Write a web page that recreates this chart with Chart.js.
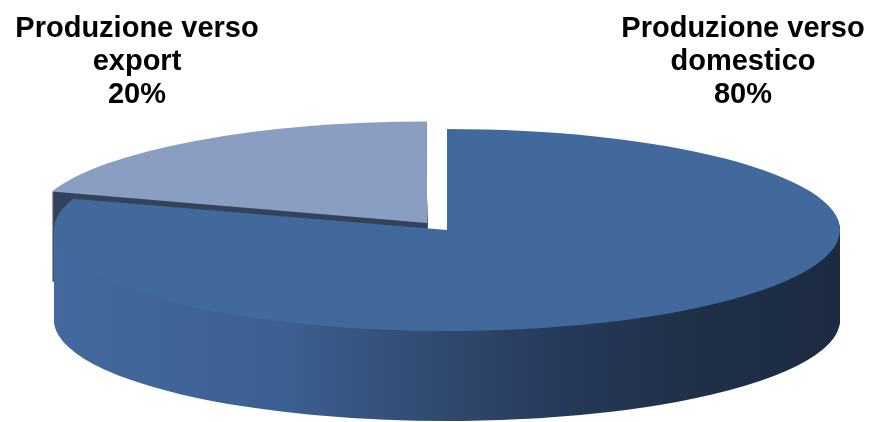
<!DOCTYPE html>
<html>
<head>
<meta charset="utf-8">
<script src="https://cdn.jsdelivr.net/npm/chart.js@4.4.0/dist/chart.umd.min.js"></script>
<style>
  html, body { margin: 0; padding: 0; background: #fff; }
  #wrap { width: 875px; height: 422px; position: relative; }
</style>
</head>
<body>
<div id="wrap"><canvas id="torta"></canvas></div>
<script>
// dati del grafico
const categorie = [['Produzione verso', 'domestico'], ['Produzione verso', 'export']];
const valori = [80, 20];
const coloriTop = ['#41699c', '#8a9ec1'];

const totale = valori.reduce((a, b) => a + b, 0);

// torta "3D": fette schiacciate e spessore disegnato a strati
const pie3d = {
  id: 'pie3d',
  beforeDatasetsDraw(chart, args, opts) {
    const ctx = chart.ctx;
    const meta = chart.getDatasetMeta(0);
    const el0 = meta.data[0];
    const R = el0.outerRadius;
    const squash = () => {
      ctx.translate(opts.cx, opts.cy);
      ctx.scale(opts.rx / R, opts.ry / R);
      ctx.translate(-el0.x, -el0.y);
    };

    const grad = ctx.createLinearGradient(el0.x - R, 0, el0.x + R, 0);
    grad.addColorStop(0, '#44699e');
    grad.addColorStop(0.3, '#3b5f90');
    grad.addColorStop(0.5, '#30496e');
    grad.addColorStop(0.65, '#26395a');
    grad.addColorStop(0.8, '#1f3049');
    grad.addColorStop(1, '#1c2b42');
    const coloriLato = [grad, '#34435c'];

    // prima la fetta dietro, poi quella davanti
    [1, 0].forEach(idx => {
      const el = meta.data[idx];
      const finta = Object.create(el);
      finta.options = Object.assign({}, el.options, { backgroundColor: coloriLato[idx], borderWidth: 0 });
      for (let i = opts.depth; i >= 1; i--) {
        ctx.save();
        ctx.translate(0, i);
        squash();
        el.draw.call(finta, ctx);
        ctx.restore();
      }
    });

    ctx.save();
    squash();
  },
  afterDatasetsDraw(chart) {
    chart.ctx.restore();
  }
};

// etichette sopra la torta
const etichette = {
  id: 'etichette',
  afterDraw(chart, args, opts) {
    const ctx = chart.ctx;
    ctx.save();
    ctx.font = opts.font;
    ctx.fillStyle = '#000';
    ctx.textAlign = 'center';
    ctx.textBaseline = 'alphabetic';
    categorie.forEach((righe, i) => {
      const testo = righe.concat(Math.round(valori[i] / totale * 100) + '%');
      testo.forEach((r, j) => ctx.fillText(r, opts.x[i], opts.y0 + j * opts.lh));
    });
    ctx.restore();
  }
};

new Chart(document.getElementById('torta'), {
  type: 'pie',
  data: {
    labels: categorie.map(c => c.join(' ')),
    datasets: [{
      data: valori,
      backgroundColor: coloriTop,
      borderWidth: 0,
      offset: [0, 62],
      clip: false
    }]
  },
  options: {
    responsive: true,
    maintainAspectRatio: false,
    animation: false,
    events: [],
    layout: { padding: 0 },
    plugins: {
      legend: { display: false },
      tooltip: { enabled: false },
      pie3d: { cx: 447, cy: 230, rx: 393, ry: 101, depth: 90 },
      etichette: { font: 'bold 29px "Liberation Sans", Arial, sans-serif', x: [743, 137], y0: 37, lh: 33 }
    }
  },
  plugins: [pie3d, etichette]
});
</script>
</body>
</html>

________________________________________

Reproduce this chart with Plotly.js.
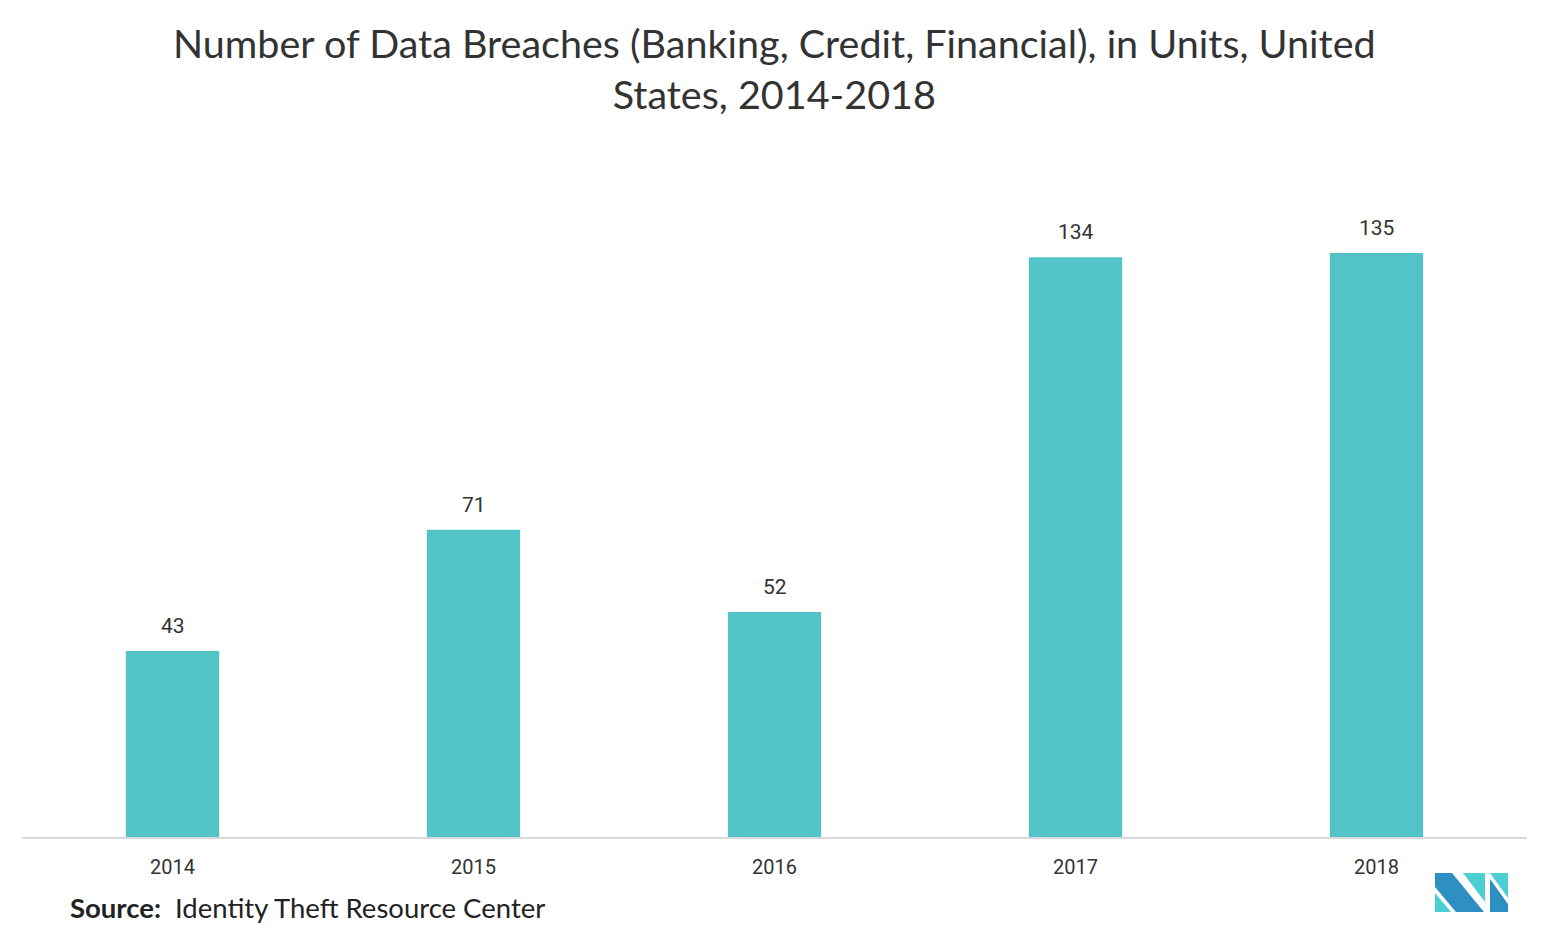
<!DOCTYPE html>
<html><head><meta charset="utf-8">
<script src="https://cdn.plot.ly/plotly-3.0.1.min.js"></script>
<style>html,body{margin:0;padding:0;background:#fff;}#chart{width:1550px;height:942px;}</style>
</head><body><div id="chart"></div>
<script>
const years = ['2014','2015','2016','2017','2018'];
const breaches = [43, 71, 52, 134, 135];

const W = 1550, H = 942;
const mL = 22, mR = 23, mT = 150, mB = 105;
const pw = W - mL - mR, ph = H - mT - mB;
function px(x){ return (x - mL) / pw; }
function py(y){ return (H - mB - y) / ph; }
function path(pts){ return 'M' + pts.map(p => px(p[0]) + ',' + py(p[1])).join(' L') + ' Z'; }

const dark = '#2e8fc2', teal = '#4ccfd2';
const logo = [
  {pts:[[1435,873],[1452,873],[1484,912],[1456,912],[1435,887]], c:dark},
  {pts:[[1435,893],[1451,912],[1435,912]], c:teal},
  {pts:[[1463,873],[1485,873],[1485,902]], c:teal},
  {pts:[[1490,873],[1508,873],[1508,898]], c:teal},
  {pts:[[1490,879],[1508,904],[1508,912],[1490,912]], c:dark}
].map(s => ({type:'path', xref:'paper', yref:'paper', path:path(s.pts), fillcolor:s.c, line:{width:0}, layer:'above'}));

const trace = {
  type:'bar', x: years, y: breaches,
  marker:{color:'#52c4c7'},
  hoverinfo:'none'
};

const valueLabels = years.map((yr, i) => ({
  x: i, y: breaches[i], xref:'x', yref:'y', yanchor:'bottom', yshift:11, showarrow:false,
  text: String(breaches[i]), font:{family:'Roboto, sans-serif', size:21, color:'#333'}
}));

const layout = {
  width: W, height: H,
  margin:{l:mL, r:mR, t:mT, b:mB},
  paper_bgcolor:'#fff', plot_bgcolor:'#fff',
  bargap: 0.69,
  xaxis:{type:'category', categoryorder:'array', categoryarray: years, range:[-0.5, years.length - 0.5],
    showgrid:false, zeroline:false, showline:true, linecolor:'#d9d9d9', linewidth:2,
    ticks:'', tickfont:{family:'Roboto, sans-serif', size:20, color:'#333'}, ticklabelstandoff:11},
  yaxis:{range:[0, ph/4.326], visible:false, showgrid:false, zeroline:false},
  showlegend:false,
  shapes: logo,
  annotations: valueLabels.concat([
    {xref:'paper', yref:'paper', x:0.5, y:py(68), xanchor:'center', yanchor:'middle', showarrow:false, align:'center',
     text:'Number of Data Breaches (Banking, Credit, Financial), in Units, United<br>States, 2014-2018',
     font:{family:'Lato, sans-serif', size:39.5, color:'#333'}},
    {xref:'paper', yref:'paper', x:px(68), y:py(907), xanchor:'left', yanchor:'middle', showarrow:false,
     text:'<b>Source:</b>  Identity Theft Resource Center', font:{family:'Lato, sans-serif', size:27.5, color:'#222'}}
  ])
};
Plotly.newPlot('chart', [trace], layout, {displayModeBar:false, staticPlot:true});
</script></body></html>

________________________________________

◆ Given problem
Print exactly the lines from the line containing "Reproduce this chart with Plotly.js." through the line containing "return 'M' +", and omit any picture found among them.

◆ Task answer
Reproduce this chart with Plotly.js.
<!DOCTYPE html>
<html><head><meta charset="utf-8">
<script src="https://cdn.plot.ly/plotly-3.0.1.min.js"></script>
<style>html,body{margin:0;padding:0;background:#fff;}#chart{width:1550px;height:942px;}</style>
</head><body><div id="chart"></div>
<script>
const years = ['2014','2015','2016','2017','2018'];
const breaches = [43, 71, 52, 134, 135];

const W = 1550, H = 942;
const mL = 22, mR = 23, mT = 150, mB = 105;
const pw = W - mL - mR, ph = H - mT - mB;
function px(x){ return (x - mL) / pw; }
function py(y){ return (H - mB - y) / ph; }
function path(pts){ return 'M' + pts.map(p => px(p[0]) + ',' + py(p[1])).join(' L') + ' Z'; }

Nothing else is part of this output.